Robert Reich: The real scandal of AIG, recipient of $170 billion taxpayer dollars so far, isn’t just that the firm plans to give giant bonuses to its executives. It’s that even though the public now owns 80 percent of AIG, Tim Geithner, the Treasury Secretary, didn’t even know of this bonus plan until last week, and seems helpless to stop it. Despite the fact that the plan runs directly counter to administration promises that taxpayer money will no longer be used for Wall Street bonuses.

We’ve also learned that much of the $170 billion has been used by AIG to pay off counter-parties such as Goldman Sachs, that up until now has claimed it did not receive any bailout money. In fact, the original plan to bail out AIG was concocted at a meeting last fall, run by former Treasury Secretary Hank Paulson, who had been a former CEO of Goldman Sachs — along with the current CEO of Goldman Sachs, and the then head of the New York Fed, our current Treasury Secretary, Tim Geithner.

Now, none of this would be nearly as awful if the Wall Street bailout were working. But here we are, six months after it began and it’s still the case that almost no loans are being made to Main Street. This week, the Fed is launching its own program to get loans to consumers financed by private investors and bypassing Wall Street.

The Wall Street bailout is starting to look like the most expensive tax-supported fiasco in history, and yet it’s close to the center of the president’s economic recovery program. The public was willing to go along with a large stimulus package, but it won’t go along with a second stimulus, and certainly not another bank bailout.

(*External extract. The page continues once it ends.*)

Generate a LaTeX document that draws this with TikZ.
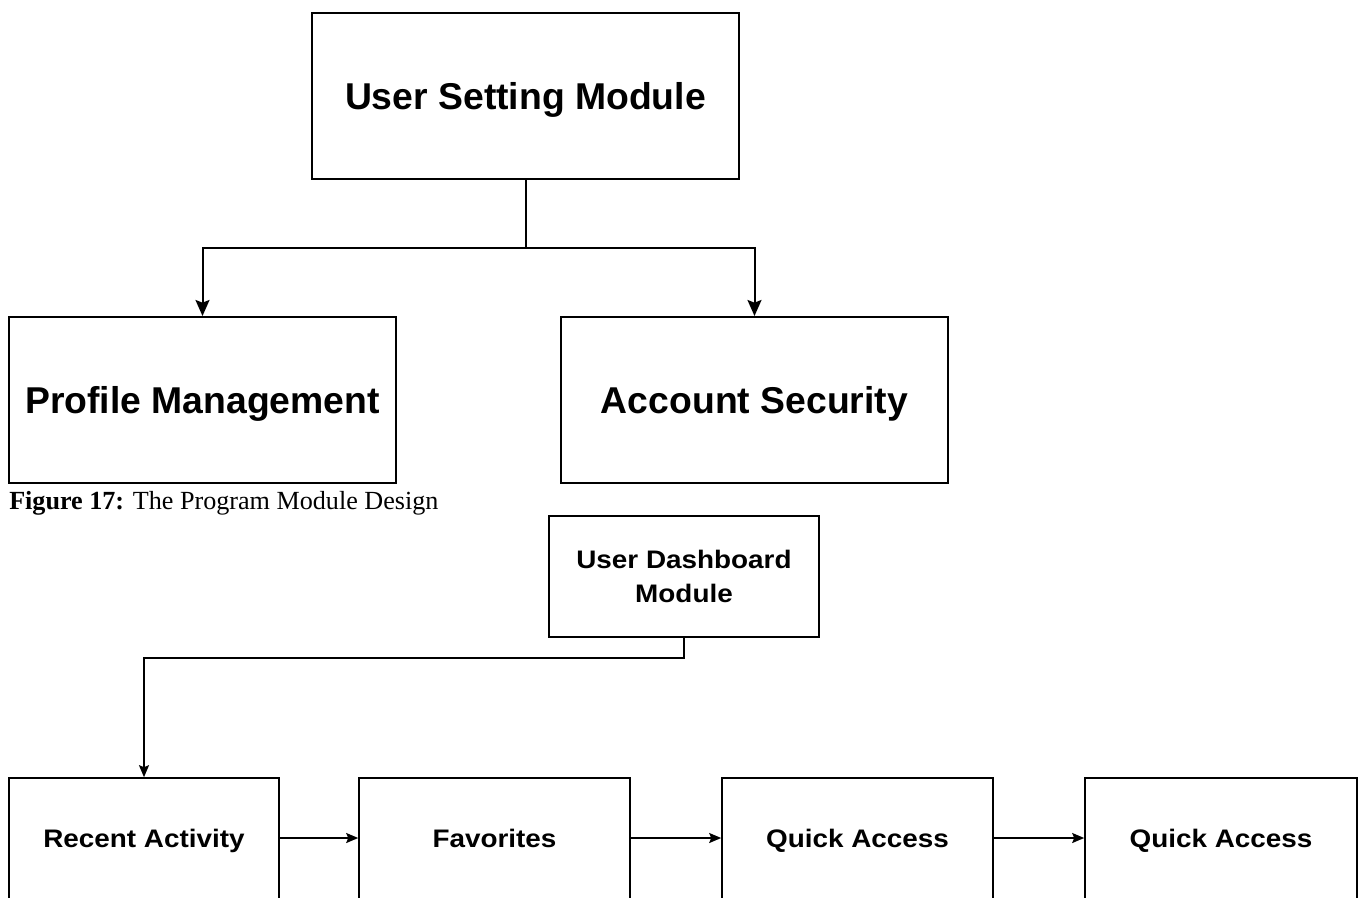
\documentclass[tikz,border=0pt]{standalone}
\usepackage{fontspec}
\setmainfont{Liberation Serif}
\newfontfamily\boxfont{Liberation Sans}
\newfontfamily\smallboxfont{Liberation Sans}[FakeStretch=1.1]
\usetikzlibrary{arrows.meta}
\tikzset{
  bigbox/.style={draw, line width=1.5pt, inner sep=0pt, text height=20pt, text depth=0pt,
    font=\boxfont\bfseries\fontsize{28}{34}\selectfont},
  smallbox/.style={draw, line width=1.2pt, inner sep=0pt, align=center, text height=13.6pt, text depth=0pt,
    font=\smallboxfont\bfseries\fontsize{19}{25.5}\selectfont},
  twolinebox/.style={smallbox, text height=39.1pt},
  cutbox/.style={smallbox, text depth=15pt},
  bigconn/.style={line width=1.5pt, -{Stealth[length=12pt,width=10.5pt,inset=2pt]}},
  smallconn/.style={line width=1.2pt, -{Stealth[length=9pt,width=7.5pt,inset=1.5pt]}},
  plainconn/.style={line width=1.5pt}
}
\begin{document}
\begin{tikzpicture}[x=0.75pt,y=-0.75pt]
\useasboundingbox (0,0) rectangle (1361,897);
\clip (0,0) rectangle (1361,897);
\fill[white] (0,0) rectangle (1361,897);
% top part
\node[bigbox, minimum width=320.25pt, minimum height=124.5pt] (usm) at (525.5,96) {User Setting Module};
\node[bigbox, minimum width=290.25pt, minimum height=124.5pt] (pm) at (202.5,400) {Profile Management};
\node[bigbox, minimum width=290.25pt, minimum height=124.5pt] (as) at (754.5,400) {Account Security};
\draw[plainconn] (usm.south) -- ++(0,68) coordinate (j);
\draw[bigconn] (j) -| (pm.north);
\draw[bigconn] (j) -| (as.north);
% caption
\node[anchor=base west, inner sep=0pt, font=\fontsize{19.6}{24}\selectfont] (cap) at (9,509) {\textbf{Figure 17:} The Program Module Design};
% bottom part
\node[twolinebox, minimum width=202.5pt, minimum height=90.75pt] (udm) at (684,576.5) {User Dashboard\\Module};
\node[cutbox, minimum width=202.5pt, minimum height=105pt] (ra) at (144,848) {Recent Activity};
\node[cutbox, minimum width=203.25pt, minimum height=105pt] (fav) at (494.5,848) {Favorites};
\node[cutbox, minimum width=203.25pt, minimum height=105pt] (qa1) at (857.5,848) {Quick Access};
\node[cutbox, minimum width=204pt, minimum height=105pt] (qa2) at (1221,848) {Quick Access};
\draw[smallconn] (udm.south) -- ++(0,20) -| (ra.north);
\draw[smallconn] (ra.east |- 0,838) -- (fav.west |- 0,838);
\draw[smallconn] (fav.east |- 0,838) -- (qa1.west |- 0,838);
\draw[smallconn] (qa1.east |- 0,838) -- (qa2.west |- 0,838);
\end{tikzpicture}
\end{document}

And until the public feels confident that taxpayer money isn’t being thrown down a rat hole, it may balk at other ambitious undertakings, such as health care or education or the environment. So before it can clean up Wall Street or do much of anything else, the administration has to clean up the way it’s trying to clean up Wall Street.

Chiotakis: Former Labor Secretary Robert Reich teaches public policy at the University of California at Berkeley.